White-Jianner points out that this means that even dry Earth-like planets within the habitable zone are unlikely to be ideal targets for searching for life. The study also reminds us that carbon cycling mechanisms on dry planets have received relatively little systematic investigation in previous theoretical work, which may have led to an overly optimistic assessment of the habitability potential of “desert exoplanets.”
Because direct observation of rocky exoplanets is still extremely difficult, scientists often use numerical simulations to explore their long-term climate evolution and water cycle characteristics. In this work, the research team improved existing carbon cycle models, specifically recalibrating key processes such as evaporation and precipitation for dry environments, and introduced factors that were previously often ignored, such as the impact of wind fields on water vapor distribution and evaporation efficiency.
Joshua Krissansen-Totton, co-author of the paper and assistant professor of Earth and Space Sciences at the University of Washington, said that these refined “mechanism-based” carbon cycle models, originally used to understand Earth’s climate evolution and temperature regulation over long geological histories, are now being extended to exoplanet research. New results show that even a dry planet with some surface water early on is likely to lose its water due to carbon cycle imbalances and become a hot, uninhabitable “imbalanced planet” later on.
The research also turned its attention to a “natural experiment” close at hand: Venus. Venus is similar in size to Earth and formed around the same time, and some models even suggest it may have had as much water as Earth in its early stages. However, the surface temperature of Venus today is comparable to that of a pizza oven, and the surface pressure is so high that it feels like being crushed by ten blue whales.
For a long time, the scientific community has been discussing why Earth and Venus have followed such different evolutionary paths. White-Jianner and Krissansen-Totton propose that Venus may have triggered a carbon cycle imbalance and runaway greenhouse effect early on due to its closer proximity to the sun and slightly lower initial water content. As carbon dioxide accumulated in the atmosphere and temperatures gradually rose, water was eventually lost in large quantities, and any life that may have existed lost its habitat.
In the coming years, several Venus exploration missions are expected to answer this “sister planet mystery” and test the key inferences of the carbon cycle models. White-Jianner believes that although humans are unlikely to land on the surface of any real exoplanet in the foreseeable future, Venus – this “nearby Earth-like exoplanet analog” – provides a unique window.
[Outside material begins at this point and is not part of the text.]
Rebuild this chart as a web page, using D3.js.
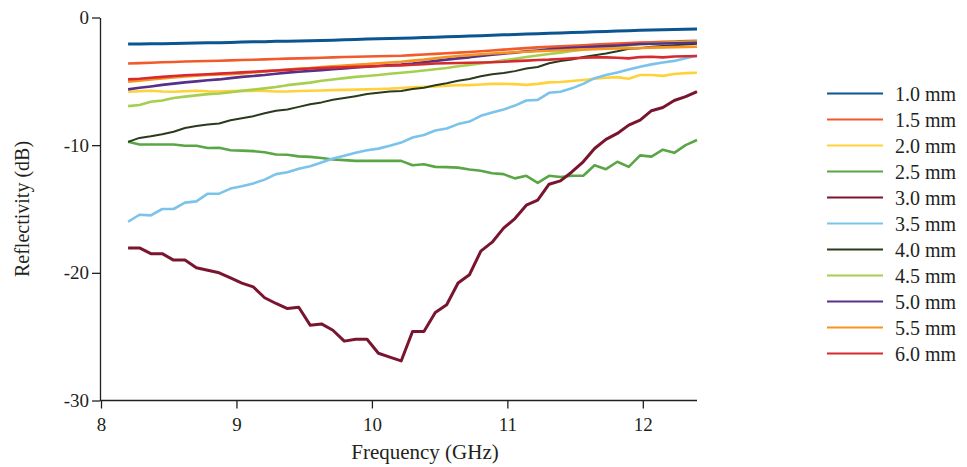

The research team hopes that data from these missions will help validate the theoretical framework of carbon cycle imbalances on dry planets and be used in reverse to interpret the atmospheric characteristics and evolutionary states of distant exoplanets. Krissansen-Totton pointed out that this research is important for how we assess the “true inventory” of potentially habitable planets in the universe, and many targets that were previously roughly classified as “habitable candidates” may be removed from the list under stricter water and carbon cycle standards.